Haklısın, konserin seninle alakası yok.
Türk Eğitim Vakfı’nın düzenlediği bir konser.
Ben de davetliydim, ancak programım uymadığı için katılamadım.
Türk Eğitim Vakfı davet ederken Despina Vandi’nin kişiliğini düşünerek hareket etmeliydi.
O konserde böyle bir anlaşmazlık çıkmışsa, sen, olayın ne olduğunu tam anlamadan niye hemen sahneye firladın?
Bak, henüz olayın ne olduğunu bilmiyoruz.
Bir iddiaya göre Despina Vandi, Türk bayrağının yanına Yunan bayrağı da asılsın demiş.
Gerçekten böyle ise, Yunanlı bir sanatçı için son derece doğal bir talep değil mi?
Gayet de güzel olurdu.
Daha 15 gün önce Selçuk Belediyesi’nde İsmail Cem- Papandreu anmasında Türk ve Yunan bayrakları yan yana asıldı.
Bu ülkeye Haris Aleksiu, Georgos Dallaras, Teodorakis, Maria Farandouri gibi dev Yunan sanatçıları geldi, konserler verdi.
Antonis Ramos her yıl gelip Bodrum’da İstanbul’da kendi evinde söyler gibi söylüyor.

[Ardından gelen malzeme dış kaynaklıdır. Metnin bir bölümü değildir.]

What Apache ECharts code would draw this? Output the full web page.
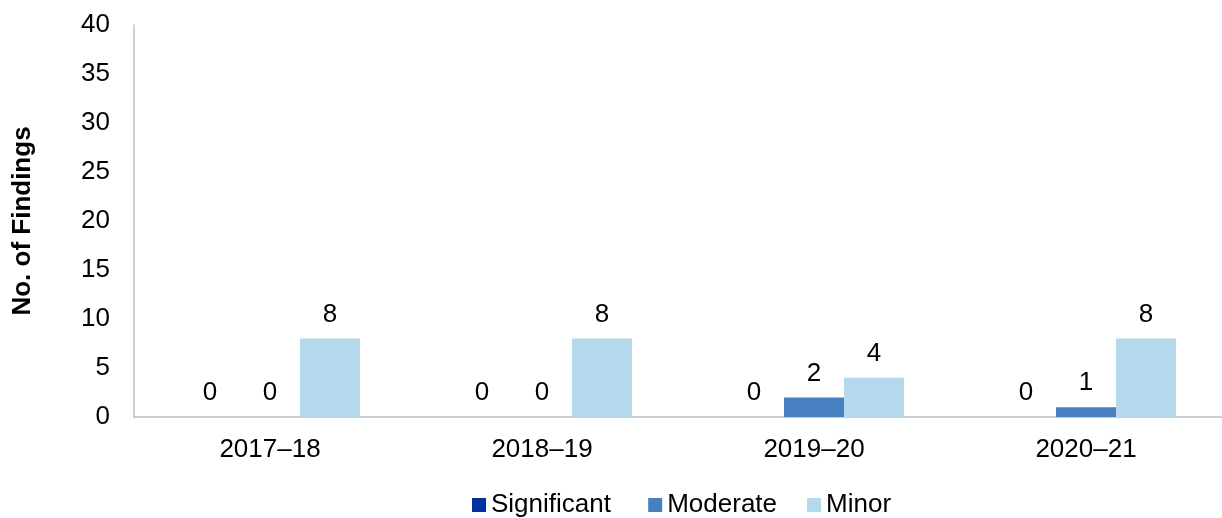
<!DOCTYPE html>
<html>
<head>
<meta charset="utf-8">
<script src="https://cdn.jsdelivr.net/npm/echarts@6/dist/echarts.min.js"></script>
<style>
  html, body { margin: 0; padding: 0; background: #fff; }
  #chart { width: 1222px; height: 518px; }
</style>
</head>
<body>
<div id="chart"></div>
<script>
// Audit findings by rating, per financial year
const years = ['2017–18', '2018–19', '2019–20', '2020–21'];
const significant = [0, 0, 0, 0];
const moderate = [0, 0, 2, 1];
const minor = [8, 8, 4, 8];
const yTicks = { min: 0, max: 40, interval: 5 };

const FONT = 'Liberation Sans, Arial, sans-serif';
const textColor = '#000';

function barSeries(name, data, color) {
  return {
    name: name,
    type: 'bar',
    data: data,
    barWidth: 60,
    barGap: '0%',
    itemStyle: { color: color },
    label: {
      show: true,
      position: 'top',
      distance: 11,
      color: textColor,
      fontFamily: FONT,
      fontSize: 26
    }
  };
}

const chart = echarts.init(document.getElementById('chart'), null, { renderer: 'canvas' });
chart.setOption({
  animation: false,
  backgroundColor: '#fff',
  textStyle: { fontFamily: FONT },
  grid: { left: 134, top: 25, width: 1091, height: 392, containLabel: false },
  legend: {
    left: 472,
    top: 492,
    padding: 0,
    itemWidth: 14,
    itemHeight: 14,
    itemGap: 30,
    icon: 'rect',
    // the first entry carries a little extra room after its text
    formatter: function (name) { return name === 'Significant' ? name + ' ' : name; },
    textStyle: { fontFamily: FONT, fontSize: 26, color: textColor },
    data: ['Significant', 'Moderate', 'Minor']
  },
  xAxis: {
    type: 'category',
    data: years,
    axisLine: { lineStyle: { color: '#BFBFBF', width: 1.5 } },
    axisTick: { show: false },
    axisLabel: { color: textColor, fontFamily: FONT, fontSize: 26, margin: 20 }
  },
  yAxis: {
    type: 'value',
    min: yTicks.min,
    max: yTicks.max,
    interval: yTicks.interval,
    name: 'No. of Findings',
    nameLocation: 'middle',
    nameGap: 98,
    nameTextStyle: { fontFamily: FONT, fontSize: 26, fontWeight: 'bold', color: textColor },
    axisLine: { show: true, lineStyle: { color: '#BFBFBF', width: 1.5 } },
    axisTick: { show: false },
    splitLine: { show: false },
    axisLabel: { color: textColor, fontFamily: FONT, fontSize: 26, margin: 24 }
  },
  series: [
    barSeries('Significant', significant, '#0033A0'),
    barSeries('Moderate', moderate, '#487FC1'),
    barSeries('Minor', minor, '#B4D9EC')
  ]
});
</script>
</body>
</html>
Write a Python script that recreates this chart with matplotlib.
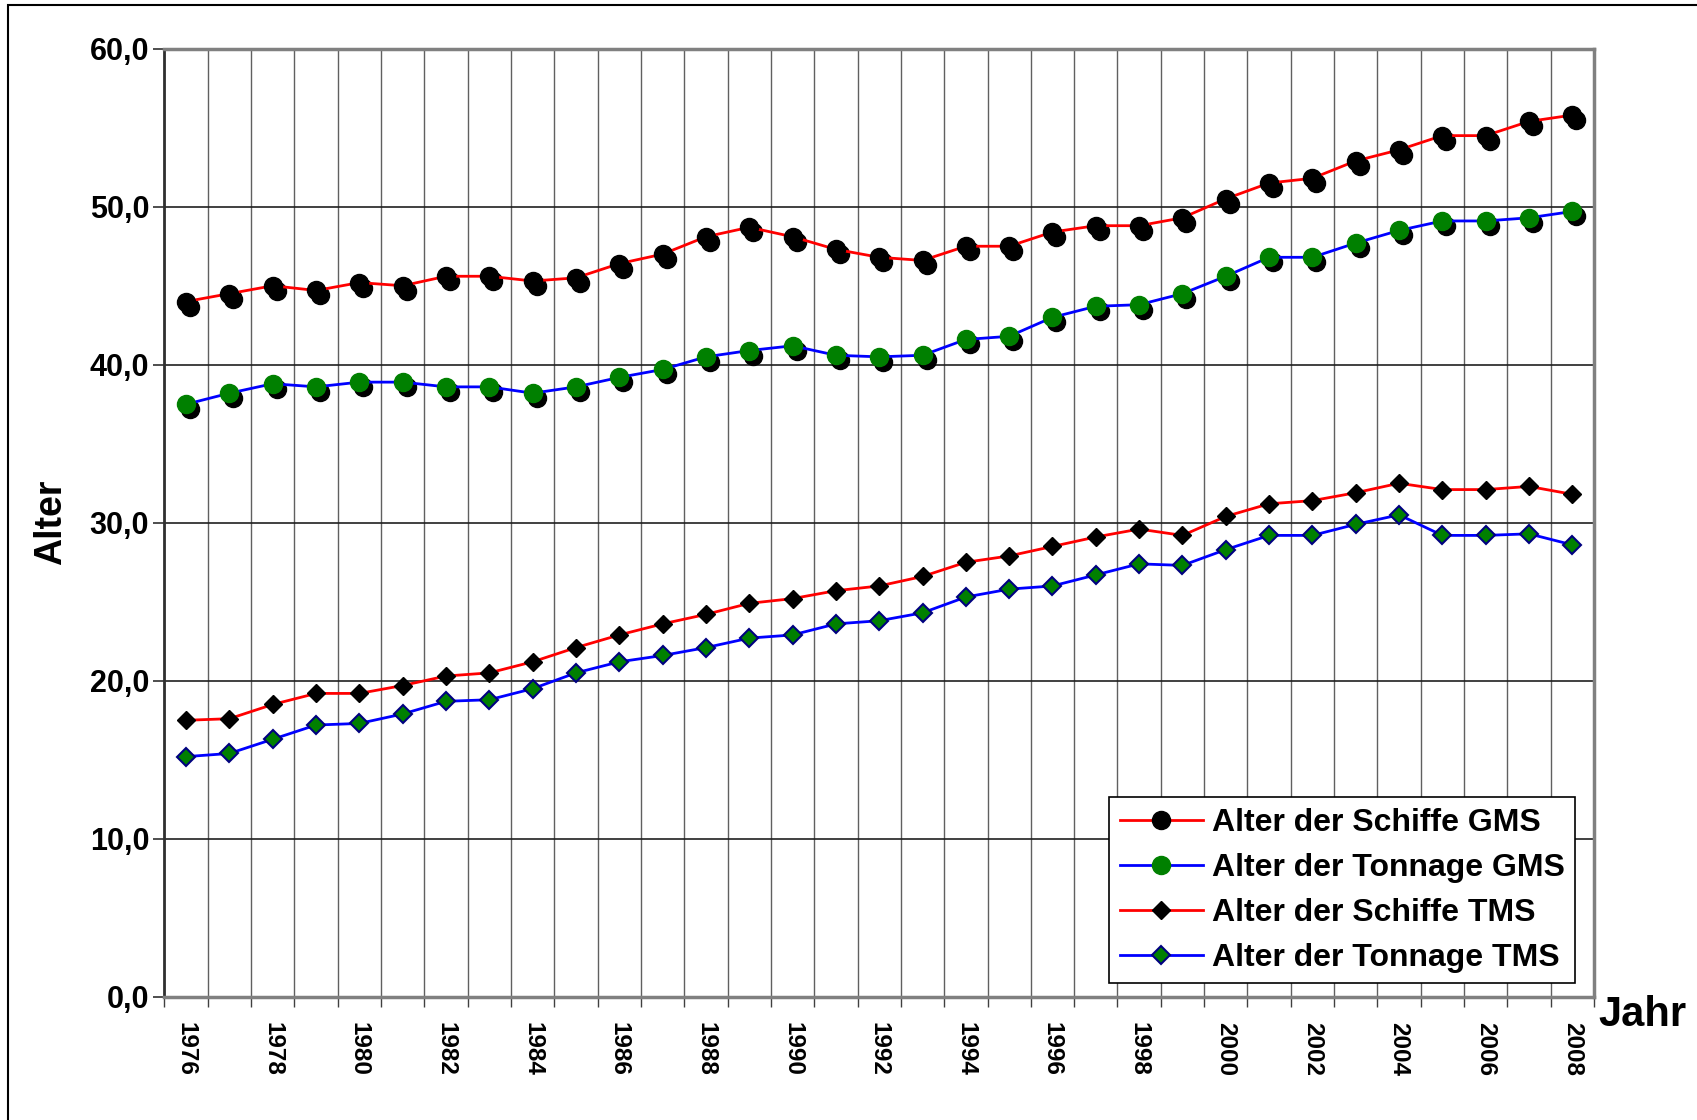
import matplotlib

matplotlib.use("Agg")

import matplotlib.pyplot as plt
from matplotlib.patches import Rectangle
from matplotlib.ticker import FixedLocator, FuncFormatter, MultipleLocator
from matplotlib.transforms import offset_copy

plt.rcParams["font.family"] = ["Liberation Sans", "DejaVu Sans"]
plt.rcParams["font.weight"] = "bold"

years = list(range(1976, 2009))

schiffe_gms = [44.0, 44.5, 45.0, 44.7, 45.2, 45.0, 45.6, 45.6, 45.3, 45.5,
               46.4, 47.0, 48.1, 48.7, 48.1, 47.3, 46.8, 46.6, 47.5, 47.5,
               48.4, 48.8, 48.8, 49.3, 50.5, 51.5, 51.8, 52.9, 53.6, 54.5,
               54.5, 55.4, 55.8]
tonnage_gms = [37.5, 38.2, 38.8, 38.6, 38.9, 38.9, 38.6, 38.6, 38.2, 38.6,
               39.2, 39.7, 40.5, 40.9, 41.2, 40.6, 40.5, 40.6, 41.6, 41.8,
               43.0, 43.7, 43.8, 44.5, 45.6, 46.8, 46.8, 47.7, 48.5, 49.1,
               49.1, 49.3, 49.7]
schiffe_tms = [17.5, 17.6, 18.5, 19.2, 19.2, 19.7, 20.3, 20.5, 21.2, 22.1,
               22.9, 23.6, 24.2, 24.9, 25.2, 25.7, 26.0, 26.6, 27.5, 27.9,
               28.5, 29.1, 29.6, 29.2, 30.4, 31.2, 31.4, 31.9, 32.5, 32.1,
               32.1, 32.3, 31.8]
tonnage_tms = [15.2, 15.4, 16.3, 17.2, 17.3, 17.9, 18.7, 18.8, 19.5, 20.5,
               21.2, 21.6, 22.1, 22.7, 22.9, 23.6, 23.8, 24.3, 25.3, 25.8,
               26.0, 26.7, 27.4, 27.3, 28.3, 29.2, 29.2, 29.9, 30.5, 29.2,
               29.2, 29.3, 28.6]

labels = ["Alter der Schiffe GMS", "Alter der Tonnage GMS",
          "Alter der Schiffe TMS", "Alter der Tonnage TMS"]

fig = plt.figure(figsize=(16.97, 11.2), dpi=100)
fig.patch.set_facecolor("white")
ax = fig.add_axes([0.0969, 0.11, 0.8424, 0.8465])

# drop shadows behind the circle markers (Excel style)
shadow = offset_copy(ax.transData, fig=fig, x=4, y=-5, units="dots")
for vals in (schiffe_gms, tonnage_gms):
    ax.plot(years, vals, ls="none", marker="o", ms=13, color="black",
            transform=shadow, zorder=3)

ax.plot(years, schiffe_gms, color="#ff0000", lw=2, marker="o", ms=13,
        mfc="black", mec="black", label=labels[0], zorder=4)
ax.plot(years, tonnage_gms, color="#0000ff", lw=2, marker="o", ms=13,
        mfc="#008000", mec="#008000", label=labels[1], zorder=4)
ax.plot(years, schiffe_tms, color="#ff0000", lw=2, marker="D", ms=9.5,
        mfc="black", mec="black", label=labels[2], zorder=4)
ax.plot(years, tonnage_tms, color="#0000ff", lw=2, marker="D", ms=9,
        mfc="#008000", mec="#000080", mew=1.5, label=labels[3], zorder=4)

ax.set_xlim(1975.5, 2008.5)
ax.set_ylim(0, 60)

# category boundaries carry the gridlines and tick marks
ax.xaxis.set_minor_locator(FixedLocator([y - 0.5 for y in years] + [2008.5]))
ax.xaxis.set_major_locator(FixedLocator(years[::2]))
ax.tick_params(axis="x", which="major", length=0, pad=18, labelsize=17.5,
               labelrotation=-90)
ax.tick_params(axis="x", which="minor", length=7, width=1, color="#404040",
               direction="out")
ax.grid(True, axis="x", which="minor", color="#606060", lw=1)

ax.yaxis.set_major_locator(MultipleLocator(10))
ax.yaxis.set_major_formatter(FuncFormatter(lambda v, p: f"{v:.1f}".replace(".", ",")))
ax.tick_params(axis="y", length=8, width=1.2, color="#303030", pad=3, labelsize=22)
ax.grid(True, axis="y", which="major", color="#202020", lw=1.2)
ax.set_axisbelow(True)

for side in ("top", "right", "bottom"):
    ax.spines[side].set_color("#808080")
    ax.spines[side].set_linewidth(2.5)
ax.spines["left"].set_color("#303030")
ax.spines["left"].set_linewidth(2)

for lbl in ax.get_xticklabels() + ax.get_yticklabels():
    lbl.set_fontweight("bold")

fig.text(0.030, 0.534, "Alter", rotation=90, ha="center", va="center",
         fontsize=27, fontweight="bold")
fig.text(0.968, 0.094, "Jahr", ha="center", va="center",
         fontsize=30, fontweight="bold")

leg = ax.legend(loc="lower right", bbox_to_anchor=(0.987, 0.0146),
                fontsize=23, fancybox=False, shadow=False, framealpha=1,
                edgecolor="black", borderpad=0.32, labelspacing=0.47,
                handlelength=2.6, handletextpad=0.3, borderaxespad=0)
leg.get_frame().set_linewidth(1.2)
for t in leg.get_texts():
    t.set_fontweight("bold")

# outer chart border
fig.add_artist(Rectangle((8 / 1697, -0.05), 1.1, 1.05 - 5 / 1120,
                         transform=fig.transFigure, fill=False,
                         edgecolor="black", lw=1.5))

fig.savefig("out.png", dpi=100, facecolor=fig.get_facecolor())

Bunların hiç birinde sahnede ne Türk bayrağı ne Yunan bayrağı oluyor.
Çeşme gibi asırlarca Yunanlılarla aynı coğrafyayı paylaşım bir ilçemizde niye böyle bir sorun çıkıyor?
Ben söyleyeyim.
Tek kelime ile beceriksizlik, tecrübesizlik…
Madem Yunanlı bir sanatçı davet ediyorsunuz, onun duygularını da dikkate almanız bir nezaket gereği değil mi…
İkincisi…
Yunanlı sanatçıdan “O hanımefendi” diye söz ediyorsun…
Bir dakika Lal hanımefendi…
Hepimiz biliyoruz ki, bu saygılı gibi görünen hitabın altında küçümseyici bir racon var.
Tekrar bir dakika…
“O Hanımefendi” diye biraz üstten kapıya koymaya çalıştığınız insan, Despina Vandi…
Yunanistan’ın en sevilen sanatçılarından biri.
Her hafta onlarca, yüzlerce Türk Atina’da sahne aldığı gazinoda eğlenmeye gidiyor ve hiç sorunsuz çok da eğleniyor.
Sakın beni Mustafa Varank’la karıştırma…
Ben, seni çok seven bir insan olarak yazıyorum bu satırları.
Urlalı bir hemşehrin ve büyüğün olarak sesleniyorum sana.
Bu çıkışınla CHP’li üç beş ulusalcıdan, MHP’li dört beş milliyetçiden bolca destek alabilirsin.
Gittiğin yerlerde seni alkışlayabilirler.
Ama, üç adım ötesindeki Sakız, beş adım ötesindeki Samos adasıyla komşu Çeşme’nin belediye başkanı olarak bu yaklaşım sana da Çeşme yarımadasına da uymadı.
Önceki akşam sahnedeki çok acele duygusallığına bakınca, bana da kızabileceğini tahmin ediyorum.
O sahnedeki duyguların hala devam ediyorsa, tabi ki bana Mustafa Varank’a kızdığından da fazla kızabilirsin.
Olsun…
Nasılsa bir gün ne dediğimi daha iyi anlayacak bir duygu yaşına geleceksin.
Ondan eminim.
Yoksa, seni geleceğin İzmir Belediye başkanı olarak hayal etmekten daha önceki akşam vazgeçerdim.